New costumes were bought for 4 trumpeters, 4 drummers, and 3 whistlers for the Scottish fleet. The keepers of the Salamander were Alexander Lun and John Reid, and John Ker was its master.

The Salamander became the king's flagship. In 1538 it was equipped with a new compass and four clocks. The Great Lion and the Salamander were fitted with 15 large wheeled guns and 10 smaller wheeled guns in May 1540. The 22 crossbows of the Salamander and 9 small hagbut guns used on the tops were inspected and repaired, and two and half fothers of lead bought for ballast. The ships were "gallantry trimmed with painting and gilding".

Next month, James V embarked on the newly equipped Salamander at Leith, after first making his will on 12 June, and accompanied by the Mary Willoughby, the Great Unicorn, the Little Unicorn, the Lion and twelve other ships sailed to Kirkwall on Orkney. Then he went to Lewis on the West. James's fleet in the West was provisioned from Dumbarton, Ayr and Irvine and returned to Edinburgh by 6 July. John Barton sailed to Dieppe with the Great Lion and Salamander in June 1541, and had their 27 guns cleaned and the latter ship re-rigged.
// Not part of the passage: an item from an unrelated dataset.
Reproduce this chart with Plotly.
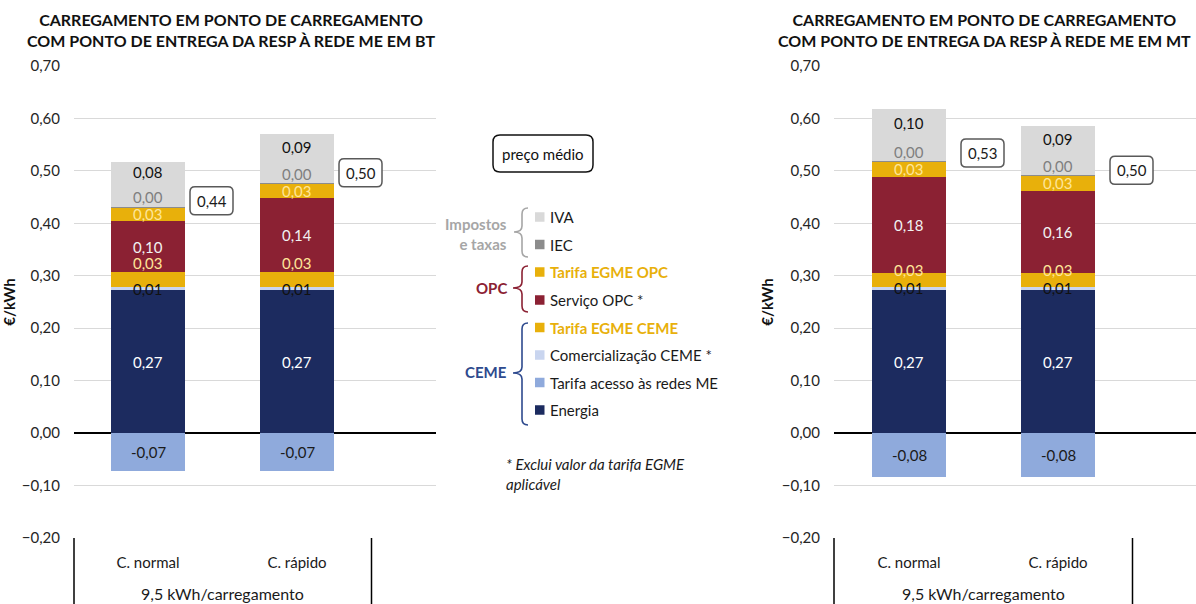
import plotly.graph_objects as go

W, H = 1196, 604
FONT = "Lato"

# ---------------- data ----------------
categories = ["C. normal", "C. rápido"]
group_label = "9,5 kWh/carregamento"

titles = [
    "CARREGAMENTO EM PONTO DE CARREGAMENTO<br>COM PONTO DE ENTREGA DA RESP À REDE ME EM BT",
    "CARREGAMENTO EM PONTO DE CARREGAMENTO<br>COM PONTO DE ENTREGA DA RESP À REDE ME EM MT",
]

components = [
    "Tarifa acesso às redes ME",
    "Energia",
    "Comercialização CEME *",
    "Tarifa EGME CEME",
    "Serviço OPC *",
    "Tarifa EGME OPC",
    "IEC",
    "IVA",
]

# BT (€/kWh), per category
bt_acesso = [-0.073, -0.073]
bt_energia = [0.272, 0.272]
bt_comerc = [0.0066, 0.0066]
bt_egme_ceme = [0.028, 0.028]
bt_servico_opc = [0.097, 0.141]
bt_egme_opc = [0.0275, 0.028]
bt_iec = [0.001, 0.001]
bt_iva = [0.084, 0.093]

# MT (€/kWh), per category
mt_acesso = [-0.0845, -0.0845]
mt_energia = [0.2725, 0.2725]
mt_comerc = [0.0066, 0.0066]
mt_egme_ceme = [0.027, 0.027]
mt_servico_opc = [0.183, 0.156]
mt_egme_opc = [0.0285, 0.0285]
mt_iec = [0.001, 0.001]
mt_iva = [0.100, 0.094]

panels = [
    [bt_acesso, bt_energia, bt_comerc, bt_egme_ceme, bt_servico_opc, bt_egme_opc, bt_iec, bt_iva],
    [mt_acesso, mt_energia, mt_comerc, mt_egme_ceme, mt_servico_opc, mt_egme_opc, mt_iec, mt_iva],
]

# ---------------- styles ----------------
colors = {
    "Tarifa acesso às redes ME": "#8faadc",
    "Energia": "#1c2b5f",
    "Comercialização CEME *": "#c9d5ef",
    "Tarifa EGME CEME": "#e8b00b",
    "Serviço OPC *": "#8b2133",
    "Tarifa EGME OPC": "#e8b00b",
    "IEC": "#8c8c8c",
    "IVA": "#d9d9d9",
}
label_colors = {
    "Tarifa acesso às redes ME": "#1a1a1a",
    "Energia": "#ffffff",
    "Comercialização CEME *": "#111111",
    "Tarifa EGME CEME": "#ffe699",
    "Serviço OPC *": "#f2f2f2",
    "Tarifa EGME OPC": "#ffe699",
    "IEC": "#7f7f7f",
    "IVA": "#111111",
}


def fmt(v):
    return f"{v:.2f}".replace(".", ",")


def px(x):
    return x / W


def py(y):
    return 1 - y / H


def paper_text(x, y, text, size=15, color="#1a1a1a", xanchor="center", yanchor="middle", align="center"):
    return dict(x=px(x), y=py(y), xref="paper", yref="paper", xanchor=xanchor, yanchor=yanchor,
                align=align, text=text, showarrow=False,
                font=dict(family=FONT, size=size, color=color))


# plot areas in pixels
plot_px = [(74, 436), (834, 1196)]
top_px, bottom_px = 66, 538
bar_step = 149.0
first_center = [148.0, 909.0]
yr = [-0.2, 0.7]

fig = go.Figure()
shapes = []
annotations = []

for p, comps in enumerate(panels):
    xa = "x" if p == 0 else "x2"
    ya = "y" if p == 0 else "y2"
    xs = [0, 1]
    for name, vals in zip(components, comps):
        fig.add_trace(go.Bar(
            x=xs, y=vals, name=name, xaxis=xa, yaxis=ya,
            marker=dict(color=colors[name], line=dict(width=0)),
            width=0.5, showlegend=False, hoverinfo="skip",
        ))

    # data labels
    egme_ceme_shift = 17 if p == 0 else 10
    for i in xs:
        pos_base = 0.0
        for name, vals in zip(components, comps):
            v = vals[i]
            if v < 0:
                yc, shift = v / 2, 0
            else:
                yc, shift = pos_base + v / 2, 0
                if name == "IVA":
                    shift = 12
                elif name == "IEC":
                    yc, shift = pos_base, 10
                elif name == "Tarifa EGME CEME":
                    shift = egme_ceme_shift
                pos_base += v
            annotations.append(dict(
                x=i, y=yc, xref=xa, yref=ya, yshift=shift, text=fmt(v),
                xanchor="center", yanchor="middle", showarrow=False,
                font=dict(family=FONT, size=15, color=label_colors[name]),
            ))
        # average price box to the right of the bar
        total = sum(vals[i] for vals in comps)
        off = 42 if p == 0 else 52
        bw, bh, r = 43, 28, 5
        x0, x1, y0, y1 = off, off + bw, -bh / 2, bh / 2
        path = (f"M {x0+r},{y0} L {x1-r},{y0} Q {x1},{y0} {x1},{y0+r} L {x1},{y1-r} "
                f"Q {x1},{y1} {x1-r},{y1} L {x0+r},{y1} Q {x0},{y1} {x0},{y1-r} "
                f"L {x0},{y0+r} Q {x0},{y0} {x0+r},{y0} Z")
        shapes.append(dict(
            type="path", path=path, xref=xa, yref=ya, xsizemode="pixel", ysizemode="pixel",
            xanchor=i, yanchor=total, line=dict(color="#595959", width=1.5),
            fillcolor="white", layer="above",
        ))
        annotations.append(dict(
            x=i, y=total, xref=xa, yref=ya, xshift=off + bw / 2, text=fmt(total),
            xanchor="center", yanchor="middle", showarrow=False,
            font=dict(family=FONT, size=15, color="#1a1a1a"),
        ))

    # axis ranges
    l, r_ = plot_px[p]
    x_lo = -(first_center[p] - l) / bar_step
    x_hi = x_lo + (r_ - l) / bar_step
    axis_x = dict(
        domain=[px(l), px(r_)], range=[x_lo, x_hi], tickvals=xs, ticktext=categories,
        ticks="", showgrid=False, zeroline=False, showline=False, fixedrange=True,
        tickfont=dict(family=FONT, size=15, color="#1a1a1a"), ticklabelstandoff=14,
        anchor=ya, automargin=False,
    )
    axis_y = dict(
        domain=[py(bottom_px), py(top_px)], range=yr, dtick=0.1, tick0=0, tickformat=".2f",
        showgrid=True, gridcolor="#d9d9d9", gridwidth=1.2,
        zeroline=True, zerolinecolor="#000000", zerolinewidth=1.5, showline=False,
        ticks="", ticklabelstandoff=13, fixedrange=True, automargin=False,
        tickfont=dict(family=FONT, size=15, color="#262626"),
        title=dict(text="<b>€/kWh</b>", font=dict(family=FONT, size=15, color="#111111"), standoff=4),
        anchor=xa,
    )
    if p == 0:
        fig.update_layout(xaxis=axis_x, yaxis=axis_y)
    else:
        fig.update_layout(xaxis2=axis_x, yaxis2=axis_y)

    # multi-level category frame lines
    sep_frac = (1.5 - x_lo) / (x_hi - x_lo)
    for f in (0.0, sep_frac):
        shapes.append(dict(
            type="line", xref=f"{xa} domain", yref="paper", x0=f, x1=f,
            y0=py(bottom_px), y1=0, line=dict(color="#000000", width=1.5),
        ))
    annotations.append(dict(
        x=0.5, y=py(593), xref=xa, yref="paper", text=group_label, showarrow=False,
        xanchor="center", yanchor="middle",
        font=dict(family=FONT, size=16, color="#1a1a1a"),
    ))

    # chart title
    title_cx = [231, 984][p]
    annotations.append(paper_text(title_cx, 30, f"<b>{titles[p]}</b>", size=16, color="#111111"))

# ---------------- custom legend ----------------
# "preço médio" key box
bx0, bx1, by0, by1, rr = 493, 593, 135, 172, 7
rx, ry = rr / W, rr / H
X0, X1, Y0, Y1 = px(bx0), px(bx1), py(by1), py(by0)
legend_box = (f"M {X0+rx},{Y0} L {X1-rx},{Y0} Q {X1},{Y0} {X1},{Y0+ry} L {X1},{Y1-ry} "
              f"Q {X1},{Y1} {X1-rx},{Y1} L {X0+rx},{Y1} Q {X0},{Y1} {X0},{Y1-ry} "
              f"L {X0},{Y0+ry} Q {X0},{Y0} {X0+rx},{Y0} Z")
shapes.append(dict(type="path", path=legend_box, xref="paper", yref="paper",
                   line=dict(color="#111111", width=1.5), fillcolor="white"))
annotations.append(paper_text((bx0 + bx1) / 2, (by0 + by1) / 2, "preço médio", color="#111111"))

legend_items = ["IVA", "IEC", "Tarifa EGME OPC", "Serviço OPC *", "Tarifa EGME CEME",
                "Comercialização CEME *", "Tarifa acesso às redes ME", "Energia"]
legend_y = [217, 244.5, 272, 300, 327.5, 355, 382.5, 410]
for name, ly in zip(legend_items, legend_y):
    shapes.append(dict(type="rect", xref="paper", yref="paper",
                       x0=px(535), x1=px(544.5), y0=py(ly + 4.75), y1=py(ly - 4.75),
                       fillcolor=colors[name], line=dict(width=0)))
    bold = name.startswith("Tarifa EGME")
    annotations.append(paper_text(548, ly, f"<b>{name}</b>" if bold else name,
                                  color="#e8b00b" if bold else "#1a1a1a",
                                  xanchor="left", align="left"))


def brace(xe, xt, yt, ym, yb, color):
    xm = xe - 6
    pts = [
        ("M", [(xe, yt)]),
        ("Q", [(xm, yt), (xm, yt + 6)]),
        ("L", [(xm, ym - 6)]),
        ("Q", [(xm, ym), (xt, ym)]),
        ("Q", [(xm, ym), (xm, ym + 6)]),
        ("L", [(xm, yb - 6)]),
        ("Q", [(xm, yb), (xe, yb)]),
    ]
    d = " ".join(cmd + " " + " ".join(f"{px(a)},{py(b)}" for a, b in c) for cmd, c in pts)
    return dict(type="path", path=d, xref="paper", yref="paper",
                line=dict(color=color, width=1.6))


shapes.append(brace(528, 514, 208, 232, 257, "#a6a6a6"))
shapes.append(brace(528, 513, 266, 288, 312, "#8b2133"))
shapes.append(brace(528, 513, 323, 373, 425, "#2e4a8e"))

group_texts = [("Impostos<br>e taxas", 234, "#a6a6a6"), ("OPC", 288, "#8b2133"), ("CEME", 372, "#2e4a8e")]
for txt, gy, gc in group_texts:
    annotations.append(paper_text(509, gy, f"<b>{txt}</b>", color=gc, xanchor="right", align="right"))

annotations.append(paper_text(504, 474, "<i>* Exclui valor da tarifa EGME<br>aplicável</i>",
                              xanchor="left", align="left"))

fig.update_layout(
    template="none",
    width=W, height=H, barmode="relative", bargap=0,
    margin=dict(l=0, r=0, t=0, b=0, pad=0), paper_bgcolor="white", plot_bgcolor="white",
    separators=",.", showlegend=False, shapes=shapes, annotations=annotations,
    font=dict(family=FONT),
)

fig.write_html("out.html")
During 1542, the Mary Willoughby, the Lion, and the Salamander attacked merchants and fishermen off Whitby under the command of John Barton, son of Robert Barton, the 'Skipper from Leith'. In December 1542, the Mary Willoughby, the Salamander and the Lion blockaded a London merchant ship called the Antony of Bruges in a creek on the coast of Brittany near 'Poldavy Haven.'

==In the English Navy==
The Salamander and the Scottish-built Unicorn were captured at Leith and used as transport for the return journey of a part of Lord Hertford's land army on 14 May 1544, after the burning of Edinburgh, with ballast of 80,000 Scottish iron cannon-shot. Eustache Chapuys reported their capture and the destruction of the fortress on the island of Inchkeith.

With 200 crew and 20 gunners, her armament in the English fleet listed on 1 January 1548 consisted of: 2 brass culverins; 3 brass demi-culverins; 4 sakers; 7 iron port pieces; 3 iron fowlers; 2 iron quarter slings; 17 iron double bases; and 11 hand guns. There were 140 yew bows; 90 bills; and 70 moorish pikes. The Salamander carried roughly half the armament of Henry VIII's flagship the Mary Rose.

The Salamander, listed in the English fleet as 300 tons with 220 men, and called a galleas in the Anthony Roll, and the Unicorn, returned to Scotland in Edward Clinton's invasion fleet of August 1547, and presumably contributed to the naval bombardment at the Battle of Pinkie. The Salamander was in the fleet taken to Orkney by John Clere in 1557. She may have been destroyed as late as 1574.